Mike C.
Friday, January 8, 2010
Epistemic Dissonance III
http://www.flickr.com/photos/deaninsf/ / CC BY-NC-SA 2.0
“Overhaul,” is basic a firefighter skill used to search for hidden fires or sparks—hotspots. These places not only may lend clues to the cause and origin of the fire, but they also will cause trouble later if they are not properly and thoroughly taken care of. The Maryland Fire and Rescue Institute says overhaul is an “attempt to put the building, its contents, and the fire area in as safe and habitable a condition as possible.”
I am aiming toward an overhaul of the contradictions I find between what I believe or claim to know and the sometimes very different ways I participate--what I see myself doing. My goal is to work this into a “we” conversation, so bear with me! I’m hoping to get everything I can “back on the engine”—along with some new equipment I’m learning to work with in fairly short order…
It is likely that I need to take into account that some of the contradictions between knowing and doing are cases of my acting out of ignorance. Rather than some philosophical tension I refuse to grapple with, I may be doing what I do because I don’t know anything different. This could also be as simple as taking for granted that my actions agree with my understanding. But, this is a place to be careful and alert!

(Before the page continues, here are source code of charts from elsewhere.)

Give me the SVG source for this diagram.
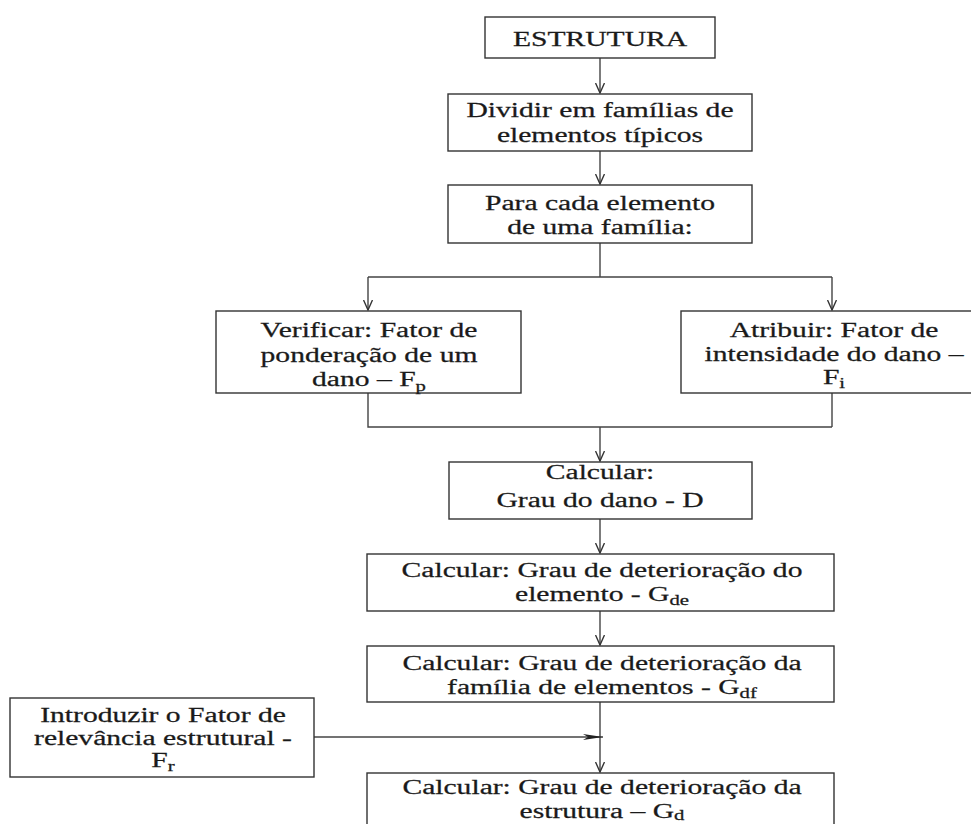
<svg xmlns="http://www.w3.org/2000/svg" width="971" height="824" viewBox="0 0 971 824">
<style>
.box{fill:#fff;stroke:#333;stroke-width:1.4}
.t{font-family:"Liberation Serif","Times New Roman",serif;font-size:20px;fill:#1a1a1a;stroke:#1a1a1a;stroke-width:0.25;text-anchor:middle}
.sub{font-size:14px}
.c{fill:none;stroke:#444;stroke-width:1.4}
</style>
<defs>
<marker id="v" viewBox="0 0 10 10" refX="10" refY="5" markerWidth="11" markerHeight="10" markerUnits="userSpaceOnUse" orient="auto">
<path d="M0,0.5 L10,5 L0,9.5" fill="none" stroke="#333" stroke-width="1.4"/>
</marker>
<marker id="f" viewBox="0 0 20 8" refX="20" refY="4" markerWidth="22" markerHeight="8" markerUnits="userSpaceOnUse" orient="auto">
<path d="M0,1 L20,4 L0,7 L5,4 z" fill="#222"/>
</marker>
</defs>
<rect width="971" height="824" fill="#fff"/>
<g id="connectors">
<path class="c" d="M600,58 V93" marker-end="url(#v)"/>
<path class="c" d="M600,151 V184" marker-end="url(#v)"/>
<path class="c" d="M600,243 V277 M368,277 H832"/>
<path class="c" d="M368,277 V310" marker-end="url(#v)"/>
<path class="c" d="M832,277 V310" marker-end="url(#v)"/>
<path class="c" d="M368,393 V427 H832 M832,393 V427"/>
<path class="c" d="M600,427 V461" marker-end="url(#v)"/>
<path class="c" d="M600,519 V553" marker-end="url(#v)"/>
<path class="c" d="M600,611 V645" marker-end="url(#v)"/>
<path class="c" d="M600,702 V772" marker-end="url(#v)"/>
<path class="c" d="M314,737 H603" marker-end="url(#f)"/>
</g>
<g id="n1">
<rect class="box" x="485" y="17" width="230" height="41"/>
<text class="t" transform="translate(600 0) scale(1.48 1)" x="0" y="46">ESTRUTURA</text>
</g>
<g id="n2">
<rect class="box" x="448" y="94" width="304" height="57"/>
<text class="t" transform="translate(600 0) scale(1.48 1)" x="0" y="117">Dividir em famílias de</text>
<text class="t" transform="translate(600 0) scale(1.48 1)" x="0" y="142">elementos típicos</text>
</g>
<g id="n3">
<rect class="box" x="448" y="185" width="304" height="58"/>
<text class="t" transform="translate(600 0) scale(1.48 1)" x="0" y="210">Para cada elemento</text>
<text class="t" transform="translate(600 0) scale(1.48 1)" x="0" y="234">de uma família:</text>
</g>
<g id="n4">
<rect class="box" x="216" y="311" width="305" height="82"/>
<text class="t" transform="translate(369 0) scale(1.48 1)" x="0" y="337">Verificar: Fator de</text>
<text class="t" transform="translate(369 0) scale(1.48 1)" x="0" y="362">ponderação de um</text>
<text class="t" transform="translate(369 0) scale(1.48 1)" x="0" y="386">dano – F<tspan class="sub" dy="5">p</tspan></text>
</g>
<g id="n5">
<rect class="box" x="681" y="311" width="305" height="82"/>
<text class="t" transform="translate(834 0) scale(1.48 1)" x="0" y="337">Atribuir: Fator de</text>
<text class="t" transform="translate(834 0) scale(1.48 1)" x="0" y="361">intensidade do dano –</text>
<text class="t" transform="translate(834 0) scale(1.48 1)" x="0" y="384">F<tspan class="sub" dy="4">i</tspan></text>
</g>
<g id="n6">
<rect class="box" x="449" y="462" width="303" height="57"/>
<text class="t" transform="translate(600 0) scale(1.48 1)" x="0" y="479">Calcular:</text>
<text class="t" transform="translate(600 0) scale(1.48 1)" x="0" y="507">Grau do dano - D</text>
</g>
<g id="n7">
<rect class="box" x="367" y="554" width="467" height="57"/>
<text class="t" transform="translate(602 0) scale(1.48 1)" x="0" y="577">Calcular: Grau de deterioração do</text>
<text class="t" transform="translate(602 0) scale(1.48 1)" x="0" y="601">elemento - G<tspan class="sub" dy="4">de</tspan></text>
</g>
<g id="n8">
<rect class="box" x="367" y="646" width="467" height="56"/>
<text class="t" transform="translate(602 0) scale(1.48 1)" x="0" y="670">Calcular: Grau de deterioração da</text>
<text class="t" transform="translate(602 0) scale(1.48 1)" x="0" y="694">família de elementos - G<tspan class="sub" dy="4">df</tspan></text>
</g>
<g id="n9">
<rect class="box" x="10" y="698" width="304" height="79"/>
<text class="t" transform="translate(163 0) scale(1.48 1)" x="0" y="722">Introduzir o Fator de</text>
<text class="t" transform="translate(163 0) scale(1.48 1)" x="0" y="745">relevância estrutural -</text>
<text class="t" transform="translate(163 0) scale(1.48 1)" x="0" y="767">F<tspan class="sub" dy="4">r</tspan></text>
</g>
<g id="n10">
<rect class="box" x="367" y="773" width="467" height="70"/>
<text class="t" transform="translate(602 0) scale(1.48 1)" x="0" y="794">Calcular: Grau de deterioração da</text>
<text class="t" transform="translate(602 0) scale(1.48 1)" x="0" y="818">estrutura – G<tspan class="sub" dy="2">d</tspan></text>
</g>
</svg>
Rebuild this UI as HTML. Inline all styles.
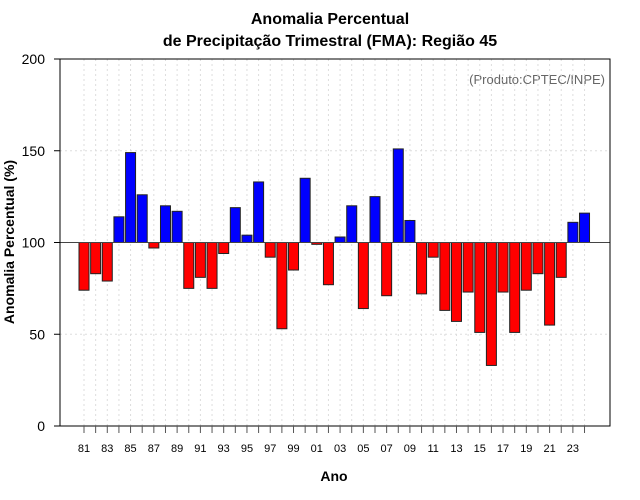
<!DOCTYPE html>
<html><head><meta charset="utf-8"><style>
body{margin:0;background:#fff;}
svg{display:block;font-family:"Liberation Sans",Arial,sans-serif;}
</style></head><body>
<svg id="chart" width="640" height="500" viewBox="0 0 640 500">
<rect width="640" height="500" fill="#fff"/>
<text x="330" y="24" text-anchor="middle" font-size="16" font-weight="bold">Anomalia Percentual</text>
<text x="330" y="46" text-anchor="middle" font-size="16" font-weight="bold">de Precipitação Trimestral (FMA): Região 45</text>
<text x="605" y="84" text-anchor="end" font-size="13" fill="#666">(Produto:CPTEC/INPE)</text>
<text x="334" y="481" text-anchor="middle" font-size="14" font-weight="bold">Ano</text>
<text transform="translate(14,242) rotate(-90)" text-anchor="middle" font-size="14" font-weight="bold">Anomalia Percentual (%)</text>
<g id="grid"></g><g id="bars"></g><g id="axes"></g>
</svg>
<script>
const years=[1981,1982,1983,1984,1985,1986,1987,1988,1989,1990,1991,1992,1993,1994,1995,1996,1997,1998,1999,2000,2001,2002,2003,2004,2005,2006,2007,2008,2009,2010,2011,2012,2013,2014,2015,2016,2017,2018,2019,2020,2021,2022,2023,2024];
const values=[74,83,79,114,149,126,97,120,117,75,81,75,94,119,104,133,92,53,85,135,99,77,103,120,64,125,71,151,112,72,92,63,57,73,51,33,73,51,74,83,55,81,111,116];
const yTicks=[0,50,100,150,200];
const NS='http://www.w3.org/2000/svg';
const L=60,R=610,T=59,B=426;
const x=yr=>84+(yr-1981)*11.64;
const y=v=>B-(v/200)*(B-T);
function mk(tag,attrs,parent){const e=document.createElementNS(NS,tag);for(const k in attrs)e.setAttribute(k,attrs[k]);parent.appendChild(e);return e;}
const grid=document.getElementById('grid'),bars=document.getElementById('bars'),axes=document.getElementById('axes');
years.forEach(yr=>{const g=mk('line',{x1:x(yr),x2:x(yr),y1:T,y2:B,stroke:'#ddd','stroke-dasharray':'2,3'},grid);

});
yTicks.forEach(v=>{if(v===0||v===200||v===100)return;const g=mk('line',{x1:L,x2:R,y1:y(v),y2:y(v),stroke:'#ddd','stroke-dasharray':'2,3'},grid);

});
values.forEach((v,i)=>{const yr=years[i];const top=Math.min(y(v),y(100)),h=Math.abs(y(v)-y(100));
const r=mk('rect',{x:x(yr)-5,y:top,width:10,height:Math.max(h,1),fill:v>=100?'#0000ff':'#ff0000',stroke:'#222','stroke-width':1},bars);

});
const base=mk('line',{x1:L,x2:R,y1:y(100),y2:y(100),stroke:'#444','stroke-width':1},axes);


const frame=mk('rect',{x:L,y:T,width:R-L,height:B-T,fill:'none',stroke:'#000','stroke-width':1},axes);


yTicks.forEach(v=>{const t=mk('line',{x1:L-6,x2:L,y1:y(v),y2:y(v),stroke:'#000'},axes);


const lb=mk('text',{x:L-15,y:y(v)+5,'text-anchor':'end','font-size':14},axes);lb.textContent=v;

});
years.forEach((yr,i)=>{const t=mk('line',{x1:x(yr),x2:x(yr),y1:B,y2:B+7,stroke:'#555'},axes);


if(i%2===0){const lb=mk('text',{x:x(yr),y:452,'text-anchor':'middle','font-size':11},axes);lb.textContent=String(yr).slice(2);

}});
</script>
</body></html>
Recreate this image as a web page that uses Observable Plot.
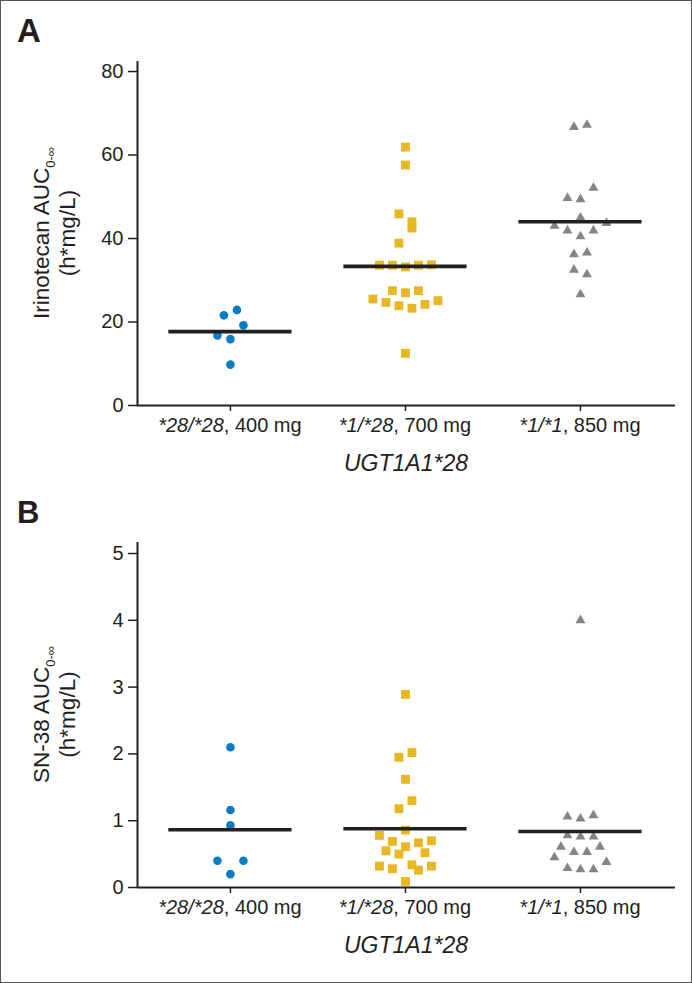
<!DOCTYPE html>
<html>
<head>
<meta charset="utf-8">
<script src="https://cdn.jsdelivr.net/npm/d3@7"></script>
<script src="https://cdn.jsdelivr.net/npm/@observablehq/plot@0.6"></script>
<style>
  body { margin: 0; background: #fff; }
  #fig { width: 692px; height: 983px; position: relative; overflow: hidden; background: #fff; }
  #fig::after { content: ""; position: absolute; left: 0; top: 0; right: 0; bottom: 0; border: 1px solid #555; pointer-events: none; }
  #fig svg { display: block; }
</style>
</head>
<body>
<div id="fig"></div>
<script>
// ---------- data ----------
const genotypes = ["*28/*28", "*1/*28", "*1/*1"];
const doses = [", 400 mg", ", 700 mg", ", 850 mg"];
const xTitle = "UGT1A1*28";
const yTicksA = [0, 20, 40, 60, 80];
const yTicksB = [0, 1, 2, 3, 4, 5];

// Panel A: irinotecan AUC0-inf (h*mg/L); "col" = swarm column of each point (in point widths)
const irinoHom = [22.9, 21.6, 19.2, 16.8, 15.9, 9.8];
const irinoHomCol = [0.5, -0.5, 1, -1, 0, 0];
const irinoHet = [61.9, 57.6, 45.9, 44.0, 42.5, 38.9, 33.6, 33.6, 33.2, 33.6, 33.7, 27.5, 27.0, 27.5, 25.5, 24.7, 23.9, 23.3, 24.2, 25.1, 12.5];
const irinoHetCol = [0, 0, -0.5, 0.5, 0.5, -0.5, -2, -1, 0, 1, 2, -1, 0, 1, -2.5, -1.5, -0.5, 0.5, 1.5, 2.5, 0];
const irinoWt = [66.7, 67.2, 52.1, 49.7, 49.4, 45.0, 43.0, 43.7, 41.9, 41.9, 40.5, 36.2, 36.6, 32.5, 31.4, 26.6];
const irinoWtCol = [-0.5, 0.5, 1, -1, 0, 0, -2, 2, -1, 1, 0, -0.5, 0.5, -0.5, 0.5, 0];

// Panel B: SN-38 AUC0-inf (h*mg/L)
const sn38Hom = [2.1, 1.16, 0.93, 0.40, 0.40, 0.20];
const sn38HomCol = [0, 0, 0, -1, 1, 0];
const sn38Het = [2.89, 1.95, 2.02, 1.62, 1.30, 1.18, 0.86, 0.78, 0.69, 0.67, 0.70, 0.61, 0.55, 0.50, 0.52, 0.32, 0.28, 0.34, 0.26, 0.32, 0.09];
const sn38HetCol = [0, -0.5, 0.5, 0, 0.5, -0.5, 0, -2, -1, 1, 2, 0, -1.5, -0.5, 1.5, -2, -1, 0.5, 1, 2, 0];
const sn38Wt = [4.0, 1.06, 1.03, 1.08, 0.78, 0.76, 0.76, 0.61, 0.61, 0.53, 0.53, 0.45, 0.38, 0.29, 0.27, 0.27];
const sn38WtCol = [0, -1, 0, 1, -1, 0, 1, -1.5, 1.5, -0.5, 0.5, -2, 2, -1, 0, 1];

// ---------- styling ----------
const FONT = "'Liberation Sans', Arial, Helvetica, sans-serif";
const INK = "#231f20";
const colors = ["#0a7cc4", "#e7b824", "#858585"];
const symbols = ["circle", "square", "triangle"];
const radii = [4.3, 5.0, 3.7];
const XDOM = [-0.531, 2.543];
const COL = 0.0743;      // one swarm column in x units
const HALF = 0.352;      // half length of the mean line in x units

function makePanel(cfg) {
  const rows = [];
  cfg.values.forEach((vals, g) => vals.forEach((v, k) => rows.push({g, v, x: g + cfg.cols[g][k] * COL})));
  const means = cfg.values.map((vals, g) => ({g, m: d3.mean(vals)}));

  const plot = Plot.plot({
    width: 692,
    height: cfg.height,
    marginLeft: 137,
    marginRight: 17,
    marginTop: cfg.mt,
    marginBottom: cfg.mb,
    style: {fontFamily: FONT, fontSize: "20px", color: INK, background: "transparent", overflow: "visible"},
    x: {type: "linear", domain: XDOM},
    y: {domain: cfg.yDomain},
    marks: [
      Plot.axisY({ticks: cfg.yTicks, tickFormat: d => String(d), tickSize: 9, tickPadding: 5, label: null, fontSize: 20, strokeWidth: 1.5}),
      Plot.axisX({ticks: [0, 1, 2], tickSize: 6, tickFormat: () => "", label: null, strokeWidth: 1.5}),
      Plot.ruleY([cfg.yDomain[0]], {stroke: INK, strokeWidth: 2}),
      Plot.ruleX([XDOM[0]], {stroke: INK, strokeWidth: 2}),
      ...[0, 1, 2].map(g => Plot.dot(rows.filter(d => d.g === g), {
        x: "x", y: "v", symbol: symbols[g], r: radii[g], fill: colors[g], stroke: "none"
      })),
      Plot.ruleY(means, {y: "m", x1: d => d.g - HALF, x2: d => d.g + HALF, stroke: INK, strokeWidth: 3.6})
    ]
  });

  const svg = d3.select(plot);
  const xs = plot.scale("x");
  const ys = plot.scale("y");
  const yMid = (ys.apply(cfg.yDomain[0]) + ys.apply(cfg.yDomain[1])) / 2;
  const xMid = (xs.apply(XDOM[0]) + xs.apply(XDOM[1])) / 2;
  const yBase = ys.apply(cfg.yDomain[0]);

  // panel letter
  svg.append("text").attr("x", 17).attr("y", cfg.letterY).attr("text-anchor", "start")
    .attr("font-family", FONT).attr("font-weight", "bold").attr("font-size", cfg.letterSize)
    .attr("fill", INK).text(cfg.letter);

  // y title (rotated, with subscript)
  const gt = svg.append("g").attr("transform", `translate(49,${yMid}) rotate(-90)`)
    .attr("font-family", FONT).attr("fill", INK).attr("text-anchor", "middle");
  const t1 = gt.append("text").attr("y", 0).attr("font-size", 22.5);
  t1.append("tspan").text(cfg.titleMain);
  t1.append("tspan").attr("font-size", 13).attr("dy", 6).text("0-\u221e");
  gt.append("text").attr("y", 26).attr("font-size", 22.5).text("(h*mg/L)");

  // category labels
  genotypes.forEach((g, i) => {
    const t = svg.append("text").attr("x", xs.apply(i)).attr("y", yBase + 27)
      .attr("font-family", FONT).attr("font-size", 20).attr("fill", INK).attr("text-anchor", "middle");
    t.append("tspan").attr("font-style", "italic").text(g);
    t.append("tspan").text(doses[i]);
  });

  // x title
  svg.append("text").attr("x", xMid).attr("y", yBase + 66)
    .attr("font-family", FONT).attr("font-size", 23).attr("font-style", "italic")
    .attr("fill", INK).attr("text-anchor", "middle").text(xTitle);

  return plot;
}

const fig = document.getElementById("fig");
fig.append(makePanel({
  values: [irinoHom, irinoHet, irinoWt],
  cols: [irinoHomCol, irinoHetCol, irinoWtCol],
  yDomain: [0, 82.4], yTicks: yTicksA,
  height: 480, mt: 61, mb: 75,
  letter: "A", letterY: 42, letterSize: 33,
  titleMain: "Irinotecan AUC"
}));
fig.append(makePanel({
  values: [sn38Hom, sn38Het, sn38Wt],
  cols: [sn38HomCol, sn38HetCol, sn38WtCol],
  yDomain: [0, 5.165], yTicks: yTicksB,
  height: 503, mt: 62, mb: 96,
  letter: "B", letterY: 43, letterSize: 31,
  titleMain: "SN-38 AUC"
}));
</script>
</body>
</html>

My friend and teacher, Christos Kyrou, introduced me to the idea of epistemic violence, where “the means of a culture for knowing and communicating such as language or symbolic systems, are being systematically damaged, altered, or censored violence is done to one’s way of knowing life” (Peace Ecology : An Emerging Paradigm in Peace Studies, 2006, p. 8). Before leaving what could appear a bit narcissistic with all the I/me framing, I want to take the cue from Christos’ phrasing to note how individuals (I and we) do this very violence—epistemic violence—to their own stories as they act out these contradictions and dissonance.
True enough, inflicting violence on others is a major target for our overhaul, and this too can be inflicted in ignorance, as mentioned above—simply not knowing differently. But that ignorance is one of those hotspots we've got to find and eliminate!
Mike C.
Mike C.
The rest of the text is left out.